Written by Dong Qichang, in a hostel in Qingcheng, in early autumn of Dingwei Year
Artist’s own words:
This calligraphy work is to model Preface of Holy Doctrines and convey as much as possible its spirit, if it cannot fully resemble the great work. Inscribed by Qichang, the artist himself.
Dong Qichang (董其昌carved in relief); Chang (昌carved in relief).
Xinshang Zhai (心赏斋carved in relief); Calligraphy and paintings treasured in Wushi Songxue Yanzhai (吴氏松雪研斋) (carved in relief); Rongfeng (蓉峰carved in intaglio); Huabu Liushi jiacang (花步刘氏家藏carved in relief); Liushu zhenwan zhiyin (刘恕珍玩之印 carved in relief); Rongfeng jiancang (蓉峰鉴藏carved in intaglio); Liushi Hanbizhuang yin (刘氏寒碧庄印carved in relief).
Dong Qichang (1555—1636), courtesy name Xuanzai, literary name Sibai or Xiangguang Jushi, native of Huating (currently Songjiang in Shanghai). In the 17th year of Wanli’s reign, he became Jinshi (a degree offered by imperial examination) and was commissioned to be compiler in Hanlin Academy. Later he was promoted to be Director of the Board of Rites in Nanjing, and his posthumous title was “Wenmin”. Qichang was adept at landscape painting, firstly learning from Dong Yuan in the Southern Tang Dynasty, Ju Ran in the Northern Song Dynasty, Mi Fu in the Northern Song Dynasty and his son Mi Youren in the Southern Song Dynasty (together Dongjuermi, 董巨二米), and then from Ni Zan and Huang Gongwang in Yuan Dynasty. He proposed the Theory of South and North Sects by comparing painting theories to Zen Buddhism, and praised the South sect to be orthodox, which exerted a great impact on the painting arena. In calligraphy, he drew merits from Yan Zhenqing and Yu Shinan in Tang Dynasty, then dated back to Zhong Yao in the Three Kingdoms Period and Wang Xizhi in the Eastern Jin Dynasty, and also referred to the brushwork of Li Yong, Xu Hao and Yang Ningshi in Tang Dynasty. Twenty years later, he started to learn from calligraphers in Song Dynasty, and to consult Zhao Mengfu’s works. Dong was an important calligrapher in late Ming Dynasty, who conducted a comprehensive study of models of calligraphy in preceding dynasties. His handwriting is praised as Dong Ti (the calligraphic style of Dong Qichang, 董体), having an impact for as long as 200 years in Qing Dynasty. He was the author of Essay of Huachan Study and Rongtai Collection. His biography was included in History of Ming.
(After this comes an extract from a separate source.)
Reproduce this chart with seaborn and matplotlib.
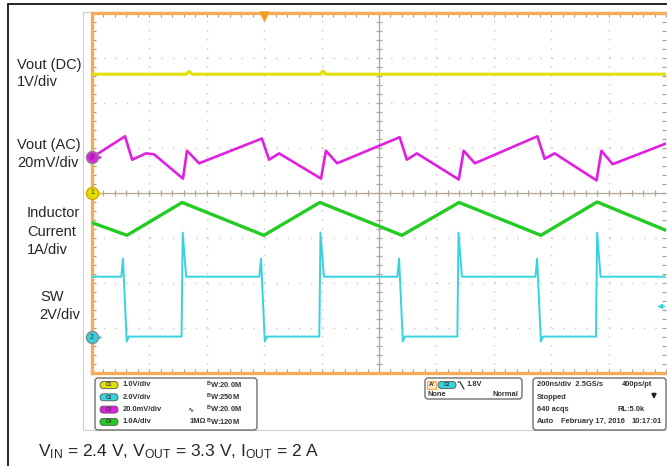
import numpy as np
import matplotlib
matplotlib.use("Agg")
import matplotlib.pyplot as plt
import seaborn as sns
from matplotlib.ticker import MultipleLocator
from matplotlib.patches import FancyBboxPatch, Rectangle
from matplotlib.collections import LineCollection

# time in ns (200 ns/div, centre = 0), levels in screen divisions (8 div high)
vdc_t = [-1000, -672, -662, -650, -205, -195, -185, 1000]
vdc_v = [2.64, 2.64, 2.70, 2.64, 2.64, 2.71, 2.64, 2.64]

vac_t = [-1000, -885, -860, -812, -784, -683, -669, -627, -408, -383, -348, -202, -185, -146,
         72, 97, 132, 278, 295, 334, 552, 577, 612, 758, 775, 814, 1000]
vac_v = [0.79, 1.26, 0.74, 0.88, 0.86, 0.32, 0.94, 0.66, 1.21, 0.74, 0.88, 0.32, 0.94, 0.66,
         1.24, 0.74, 0.88, 0.30, 0.94, 0.66, 1.26, 0.76, 0.88, 0.28, 0.94, 0.64, 1.10]

il_t = [-1000, -878, -686, -401, -206, 80, 279, 564, 760, 1000]
il_v = [-0.66, -0.94, -0.21, -0.94, -0.21, -0.94, -0.21, -0.94, -0.20, -0.83]

sw_t = [-1000, -898, -892, -879, -872, -688, -684, -672, -417, -411, -398, -391, -208, -204, -192,
        64, 70, 83, 90, 273, 277, 289, 545, 551, 564, 571, 756, 760, 772, 1000]
sw_v = [-1.86, -1.86, -1.46, -3.30, -3.19, -3.19, -0.88, -1.86, -1.86, -1.46, -3.30, -3.19, -3.19, -0.88, -1.86,
        -1.86, -1.46, -3.30, -3.19, -3.19, -0.88, -1.86, -1.86, -1.46, -3.30, -3.19, -3.19, -0.88, -1.86, -1.86]

# channel ground markers (divisions) and trigger
ch_names = ['1', '3', '2']
ch_levels = [0.0, 0.79, -3.21]
trig_t = -400
trig_level = -2.52

labels = [("Vout (DC)", 17, 65), ("1V/div", 17, 82),
          ("Vout (AC)", 17, 145), ("20mV/div", 17, 163),
          ("Inductor", 27, 213), ("Current", 27, 232), ("1A/div", 27, 250),
          ("SW", 40, 297), ("2V/div", 39, 315)]

ch_rows = [("C1", "1.0V/div", "", "20.0M"),
           ("C2", "2.0V/div", "", "250M"),
           ("C3", "20.0mV/div", "\u223f", "20.0M"),
           ("C4", "1.0A/div", "1M\u03a9", "120M")]

acq_left = ["200ns/div  2.5GS/s", "Stopped", "640 acqs", "Auto"]
acq_right = ["400ps/pt", "", "RL:5.0k", "10:17:01"]
acq_right_x = [622, 0, 617, 632]
acq_date = "February 17, 2016"

YEL = '#e2e000'
MAG = '#e020e0'
GRN = '#22cc22'
CYN = '#36d3de'
ORG = '#f5ad5a'
TXT = '#333333'

sns.set_style("white")
plt.rcParams['font.family'] = ['Liberation Sans', 'DejaVu Sans']
plt.rcParams['mathtext.default'] = 'regular'
plt.rcParams['lines.scale_dashes'] = False

W, H = 667, 466
fig = plt.figure(figsize=(W / 100, H / 100), dpi=100)

# background layer in pixel coords
bg = fig.add_axes([0, 0, 1, 1])
bg.set_xlim(0, W)
bg.set_ylim(H, 0)
bg.axis('off')
bg.plot([8, 8], [4, H], color='black', lw=1.2)
bg.plot([8, W], [4, 4], color='black', lw=1.2)
bg.add_patch(Rectangle((83, 12), 600, 418, fill=False, ec='#cfcfcf', lw=0.8))

for txt, x, y in labels:
    bg.text(x, y, txt, fontsize=10.5, va='center', ha='left')

bg.text(38, 452, r"V$_{IN}$ = 2.4 V, V$_{OUT}$ = 3.3 V, I$_{OUT}$ = 2 A",
        fontsize=12.5, va='center', ha='left')

# info panel
box_kw = dict(boxstyle="round,pad=0,rounding_size=3", fc='white', ec='#6e6e6e', lw=1.0)
bg.add_patch(FancyBboxPatch((95, 378), 162, 52, **box_kw))
bg.add_patch(FancyBboxPatch((425, 378), 97, 21, **box_kw))
bg.add_patch(FancyBboxPatch((533, 378), 133, 52, **box_kw))

pill_cols = [YEL, CYN, MAG, GRN]
fs_i = 5.4
for i, (c, vdiv, extra, bw) in enumerate(ch_rows):
    y = 385 + i * 12.3
    bg.add_patch(FancyBboxPatch((100, y - 3.5), 18, 7, boxstyle="round,pad=0,rounding_size=3.5",
                                fc=pill_cols[i], ec='#555555', lw=0.6))
    bg.text(109, y, c, fontsize=3.5, ha='center', va='center', color=TXT, fontweight='bold')
    bg.text(123, y, vdiv, fontsize=fs_i, ha='left', va='center', fontweight='bold', color=TXT)
    if extra:
        bg.text(190 if extra != "\u223f" else 187, y, extra, fontsize=fs_i, ha='left', va='center',
                fontweight='bold', color=TXT)
    bg.text(206, y, r"$^{B}$W:" + bw, fontsize=fs_i, ha='left', va='center',
            fontweight='bold', color=TXT)

# trigger box
bg.add_patch(Rectangle((427, 381), 9, 8, fc='#fbe3c3', ec=ORG, lw=0.8))
bg.text(431.5, 385, "A'", fontsize=4.5, ha='center', va='center', fontweight='bold')
bg.add_patch(FancyBboxPatch((438, 381.5), 18, 7, boxstyle="round,pad=0,rounding_size=3.5",
                            fc=CYN, ec='#555555', lw=0.6))
bg.text(447, 385, "C2", fontsize=3.5, ha='center', va='center', color=TXT, fontweight='bold')
bg.plot([458, 460, 464], [382, 382, 389], color=TXT, lw=0.9)
bg.text(467, 385, "1.8V", fontsize=fs_i, ha='left', va='center', fontweight='bold', color=TXT)
bg.text(428, 395, "None", fontsize=fs_i, ha='left', va='center', fontweight='bold', color=TXT)
bg.text(518, 395, "Normal", fontsize=fs_i, ha='right', va='center', fontweight='bold', color=TXT)

# acquisition box
for i in range(4):
    y = 385 + i * 12.3
    bg.text(537, y, acq_left[i], fontsize=fs_i, ha='left', va='center', fontweight='bold', color=TXT)
    if acq_right[i]:
        bg.text(acq_right_x[i], y, acq_right[i], fontsize=fs_i, ha='left', va='center',
                fontweight='bold', color=TXT)
bg.text(561, 385 + 3 * 12.3, acq_date, fontsize=fs_i, ha='left', va='center', fontweight='bold', color=TXT)
bg.annotate('', xy=(654, 402), xytext=(654, 391),
            arrowprops=dict(arrowstyle='-|>', color='#222222', lw=1.4, mutation_scale=6))

# scope screen
ax = fig.add_axes([92 / W, 1 - 373 / H, 574 / W, 360 / H])
ax.set_xlim(-1000, 1000)
ax.set_ylim(-4, 4)
ax.xaxis.set_major_locator(MultipleLocator(200))
ax.xaxis.set_minor_locator(MultipleLocator(40))
ax.yaxis.set_major_locator(MultipleLocator(1))
ax.yaxis.set_minor_locator(MultipleLocator(0.2))
ax.tick_params(which='both', direction='in', top=True, right=True, left=True, bottom=True,
               length=3, width=0.8, color='#9e9890', labelleft=False, labelbottom=False)
ax.set_xlabel('')
ax.set_ylabel('')

for xv in range(-800, 1000, 200):
    if xv != 0:
        ax.axvline(xv, color='#c8c8c8', lw=1.0, ls=(0, (1.0, 5.48)), zorder=0)
for yv in [-3, -2, -1, 1, 2, 3]:
    ax.axhline(yv, color='#c8c8c8', lw=1.0, ls=(0, (1.0, 7.27)), zorder=0)

ax.axvline(0, color='#b0a79a', lw=0.9, zorder=0)
ax.axhline(0, color='#b0a79a', lw=0.9, zorder=0)
segs = [[(x, -0.07), (x, 0.07)] for x in np.arange(-960, 1000, 40)]
segs += [[(-11, y), (11, y)] for y in np.arange(-3.8, 4.0, 0.2)]
ax.add_collection(LineCollection(segs, colors='#b0a79a', lw=0.9, zorder=0))

for s in ['left', 'top', 'bottom']:
    ax.spines[s].set_color(ORG)
    ax.spines[s].set_linewidth(2.4)
ax.spines['right'].set_visible(False)

sns.lineplot(x=vdc_t, y=vdc_v, ax=ax, color=YEL, lw=2.2, zorder=3)
sns.lineplot(x=vac_t, y=vac_v, ax=ax, color=MAG, lw=1.9, zorder=3)
sns.lineplot(x=il_t, y=il_v, ax=ax, color=GRN, lw=2.4, zorder=3)
sns.lineplot(x=sw_t, y=sw_v, ax=ax, color=CYN, lw=1.4, zorder=3)

mk_fill = [YEL, MAG, CYN]
mk_edge = ['#e0a000', '#888888', '#888888']
for name, lvl, fc, ec in zip(ch_names, ch_levels, mk_fill, mk_edge):
    ax.scatter([-978], [lvl], marker='>', s=14, color=fc, clip_on=False, zorder=6)
    ax.scatter([-1000], [lvl], s=75, color=fc, edgecolor=ec, lw=1.0, clip_on=False, zorder=7)
    ax.text(-1000, lvl, name, fontsize=5, ha='center', va='center', color=TXT, zorder=8)

ax.scatter([trig_t], [3.93], marker='v', s=40, color='#f59a23', clip_on=False, zorder=6)
ax.annotate('', xy=(960, trig_level), xytext=(1005, trig_level), annotation_clip=False,
            arrowprops=dict(arrowstyle='-|>', color=CYN, lw=1.0, mutation_scale=7))

fig.savefig('out.png', dpi=100)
A Farewell Ode in Running Script
Dong Qichang was deeply rooted in calligraphy works of literati represented by Wang Xizhi and Wang Xianzhi. He saw a large number of ancient authentic works while appreciating, and got the opportunity to imitate, thus learning from various styles and getting inspired. He imitated famous calligraphers in Jin, Tang, Song and Yuan Dynasties, benefiting from a comprehensive study of different calligraphy styles. Particularly, he tried to reflect the predecessors’ interest and charm in his own work without rigidly adhering to the formats in their works. Here his A Farewell Ode in Running Script was finished when Dong Qichang was travelling in Qingcheng, and was also a work representing his style of learning from the predecessors without being restrained by conventions. The technique of writing in Preface of Holy Doctrines is applied throughout this farewell ode, while Wei and Jin Dynasties’ style cannot be seen here, but elegance and simplicity.
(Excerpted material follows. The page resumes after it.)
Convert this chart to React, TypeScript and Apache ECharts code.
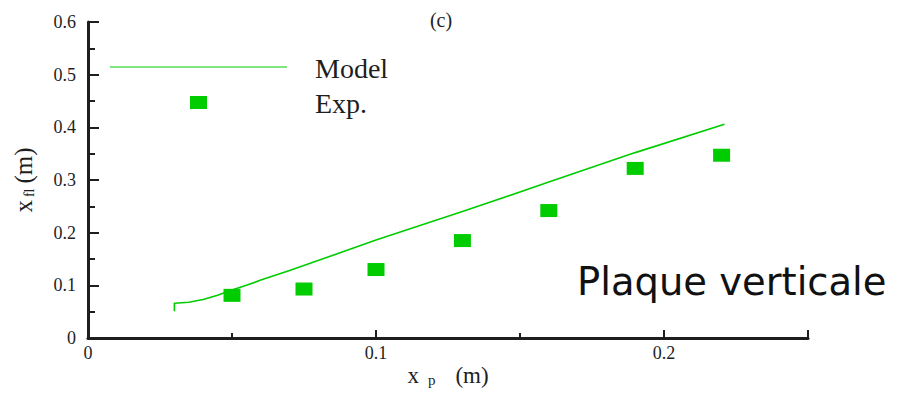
import React, { useEffect, useRef } from "react";
import * as echarts from "echarts";

// Model curve (x_p, x_fl) in metres
const modelX = [0.03, 0.03, 0.035, 0.04, 0.045, 0.05, 0.055, 0.06, 0.07, 0.1, 0.13, 0.16, 0.19, 0.221];
const modelY = [0.051, 0.066, 0.068, 0.073, 0.081, 0.091, 0.100, 0.110, 0.128, 0.186, 0.240, 0.296, 0.352, 0.406];
// Experimental points
const expX = [0.05, 0.075, 0.1, 0.13, 0.16, 0.19, 0.22];
const expY = [0.081, 0.093, 0.130, 0.185, 0.242, 0.322, 0.347];

const seriesNames = ["Model", "Exp."];
const panelLabel = "(c)";
const annotation = "Plaque verticale";

const GREEN = "#00cc00";
const INK = "#1e1e1e";
const SERIF = "Liberation Serif";

export default function App() {
  const ref = useRef<HTMLDivElement>(null);
  useEffect(() => {
    if (!ref.current) return;
    const chart = echarts.init(ref.current, undefined, { renderer: "svg" });
    const axisCommon = {
      type: "value" as const,
      axisLine: { show: true, lineStyle: { color: INK, width: 3 } },
      splitLine: { show: false },
    };
    chart.setOption({
      animation: false,
      backgroundColor: "#fff",
      textStyle: { fontFamily: SERIF },
      grid: { left: 88, right: 98, top: 22, bottom: 59 },
      xAxis: {
        ...axisCommon,
        min: 0,
        max: 0.25,
        interval: 0.1,
        axisTick: { inside: true, length: 8, lineStyle: { color: INK, width: 2 } },
        minorTick: { show: true, splitNumber: 2, length: 5, lineStyle: { color: INK, width: 2 } },
        axisLabel: {
          showMaxLabel: false,
          margin: 6,
          color: INK,
          fontFamily: SERIF,
          fontSize: 18,
        },
        name: "{m|x}{s|p}{m|(m)}",
        nameLocation: "middle",
        nameMoveOverlap: false,
        nameGap: 26,
        nameTextStyle: {
          rich: {
            m: { fontFamily: SERIF, fontSize: 23, color: INK, verticalAlign: "top", lineHeight: 23 },
            s: { fontFamily: SERIF, fontSize: 15, color: INK, verticalAlign: "bottom", lineHeight: 15, padding: [12, 20, 0, 9] },
          },
        },
      },
      yAxis: {
        ...axisCommon,
        min: 0,
        max: 0.6,
        interval: 0.1,
        axisTick: { inside: true, length: 11, lineStyle: { color: INK, width: 2 } },
        minorTick: { show: true, splitNumber: 2, length: 7, lineStyle: { color: INK, width: 2 } },
        axisLabel: {
          margin: 12,
          color: INK,
          fontFamily: SERIF,
          fontSize: 18,
        },
        name: "{m|x}{s|fl}{m|(m)}",
        nameLocation: "middle",
        nameMoveOverlap: false,
        nameGap: 52,
        nameTextStyle: {
          rich: {
            m: { fontFamily: SERIF, fontSize: 25, color: INK, verticalAlign: "top", lineHeight: 25 },
            s: { fontFamily: SERIF, fontSize: 14, color: INK, verticalAlign: "bottom", lineHeight: 14, padding: [12, 5, 0, 3] },
          },
        },
      },
      series: [
        {
          name: seriesNames[0],
          type: "line",
          data: modelX.map((x, i) => [x, modelY[i]]),
          showSymbol: false,
          lineStyle: { color: GREEN, width: 1.6 },
          itemStyle: { color: GREEN },
          z: 3,
        },
        {
          name: seriesNames[1],
          type: "scatter",
          data: expX.map((x, i) => [x, expY[i]]),
          symbol: "rect",
          symbolSize: [17, 13],
          itemStyle: { color: GREEN, opacity: 1 },
          z: 4,
        },
      ],
      graphic: [
        {
          type: "text",
          x: 441,
          y: 20,
          style: { text: panelLabel, fontFamily: SERIF, fontSize: 20, fill: INK, align: "center", verticalAlign: "middle" },
        },
        {
          type: "line",
          shape: { x1: 110, y1: 67, x2: 287, y2: 67 },
          style: { stroke: GREEN, lineWidth: 1 },
        },
        {
          type: "text",
          x: 315,
          y: 68,
          style: { text: seriesNames[0], fontFamily: SERIF, fontSize: 28, fill: INK, verticalAlign: "middle" },
        },
        {
          type: "rect",
          shape: { x: 190, y: 96, width: 17, height: 13 },
          style: { fill: GREEN },
        },
        {
          type: "text",
          x: 315,
          y: 103,
          style: { text: seriesNames[1], fontFamily: SERIF, fontSize: 28, fill: INK, verticalAlign: "middle" },
        },
        {
          type: "text",
          x: 577,
          y: 281,
          style: {
            text: annotation,
            fontFamily: "DejaVu Sans",
            fontSize: 38.5,
            fill: "#111",
            verticalAlign: "middle",
          },
        },
      ],
    });
    return () => chart.dispose();
  }, []);
  return (
    <div
      ref={ref}
      style={{ position: "fixed", left: 0, top: 0, width: 906, height: 397, background: "#fff" }}
    />
  );
}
A Farewell Ode was a well-known lyric created by the litterateur Jiang Yan in the Southern Dynasties. The very first line—“The thing that overwhelms me with grief is to say goodbye”— directly reflects the theme and sets a sorrowful and lyric tone for the rest of the ode. Through the description of different partings, the author expressed the pain that one must bear while bidding farewell to his beloved ones. Dong Qichang loved writing down songs and odes in the Southern Dynasties. Apart from A Farewell Ode, he also wrote down Ode to Snow, Ode to the Moon, Ode to Crane Dance, etc., among which Ode to Snow was now treasured in Metropolitan Museum of Art, New York. It was a running script calligraphy work excerpting the famous Ode to Snow by Xie Huilian, a litterateur in the Southern Dynasties.
From the inscriptions, we know that this A Farewell Ode in Running Script was finished in the 35th year of Wanli’s reign (1607) by 53-year-old Dong Qichang. In the 1980s, it was identified as a National Second-Class Collection by calligraphy and painting appraisal seven-member group under the State Council, now displayed in Tsinghua University Art Museum.